/D2V-BiGRU-CRF

A Sequence Labeling Model for Catchphrase Identification from Legal Case Documents

Primary LanguageHTMLApache License 2.0Apache-2.0

A Sequence-Labeling-Model-for-Catchphrase-Identification-from-Legal-Case-Documents

Introduction

This reposirtory provides the implementation of the supervised catchphrase extraction model D2V-BiGRU-CRF described in the paper titled - "A Sequence Labeling Model for Catchphrase Identification from Legal Case Documents". The repository provides python codes for training a new model from a scratch and using the same for extracting catchphrases from a new unseen document. In addition we provide a pre-trained model that was trained using our data that can be readily used to extract catchphrases from unseen documents. We describe the usage of the python scripts.
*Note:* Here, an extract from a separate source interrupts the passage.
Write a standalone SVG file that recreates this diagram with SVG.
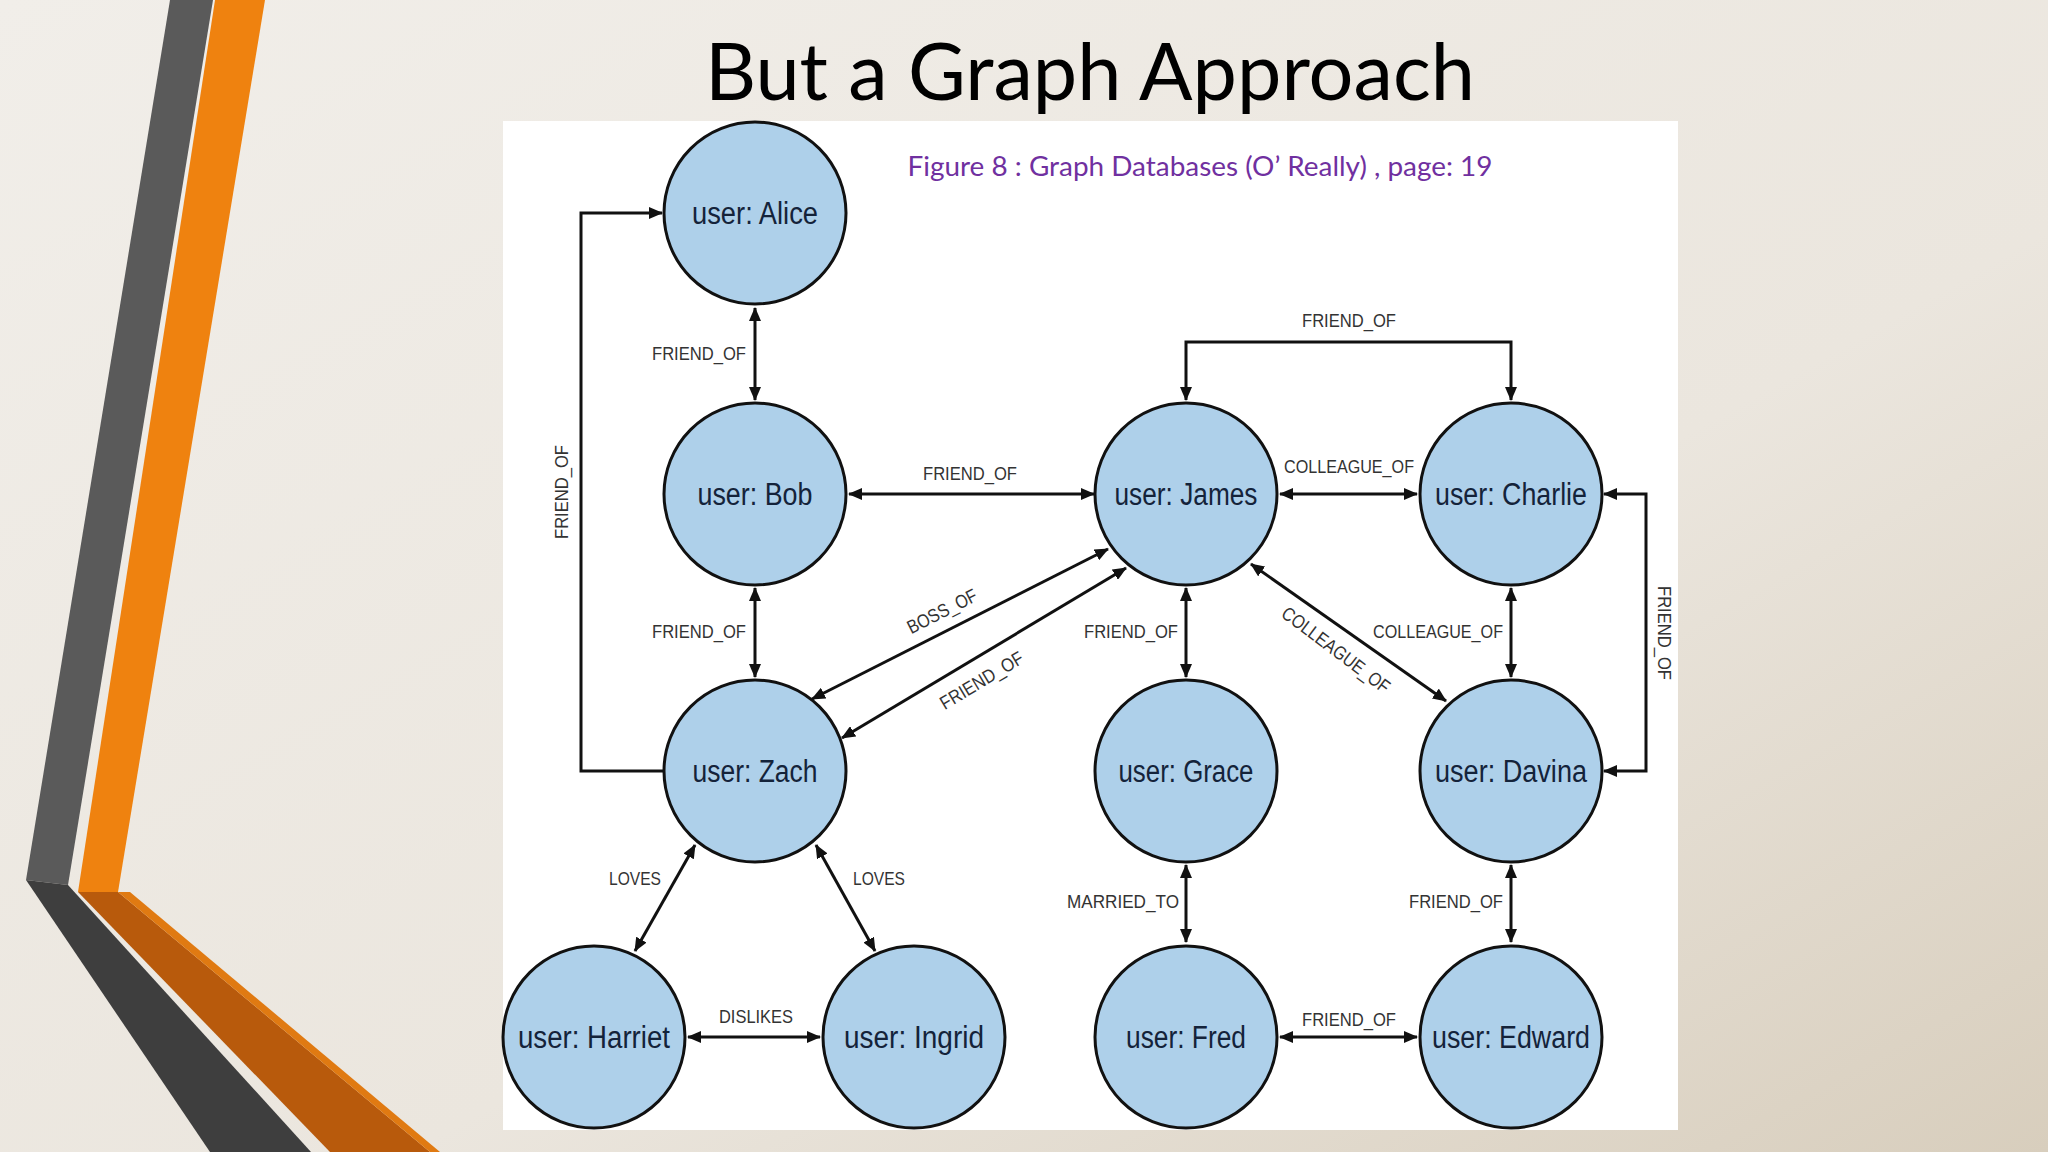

Regardless of whether we want to train a new model from scratch or extract catchphrases using the trained-model, we need a pre-trained Doc2Vec model. We provide our doc2vec model (trained using gensim upon a set of 33.5K case documents from the Supreme Court of India ) that can be downloaded from the link: https://app.box.com/s/sd3v6kp1i2qtsz8r2i2dfuwvx43ri1hb. We hope to make using our model easier. One should be primarily interested in the following two scripts -

  1. train_on_gold_standard_catches.py for training the model and
  2. annotate_docs.py for predicting the catchphrases out of new unseen documents.

All other options can be provided inside the scripts themselves. And the meaning of the variables are explained within the code using appropriate commentlines. Thank You.

Reference

Thank you for using this implementation in your work, please cite our original paper: "A Sequence Labeling Model for Catchphrase Identification from Legal Case Documents", A. Mandal, K. Ghosh, S. Ghosh, S. Mandal, 2021, Journal of Artificial Intelligence and Law.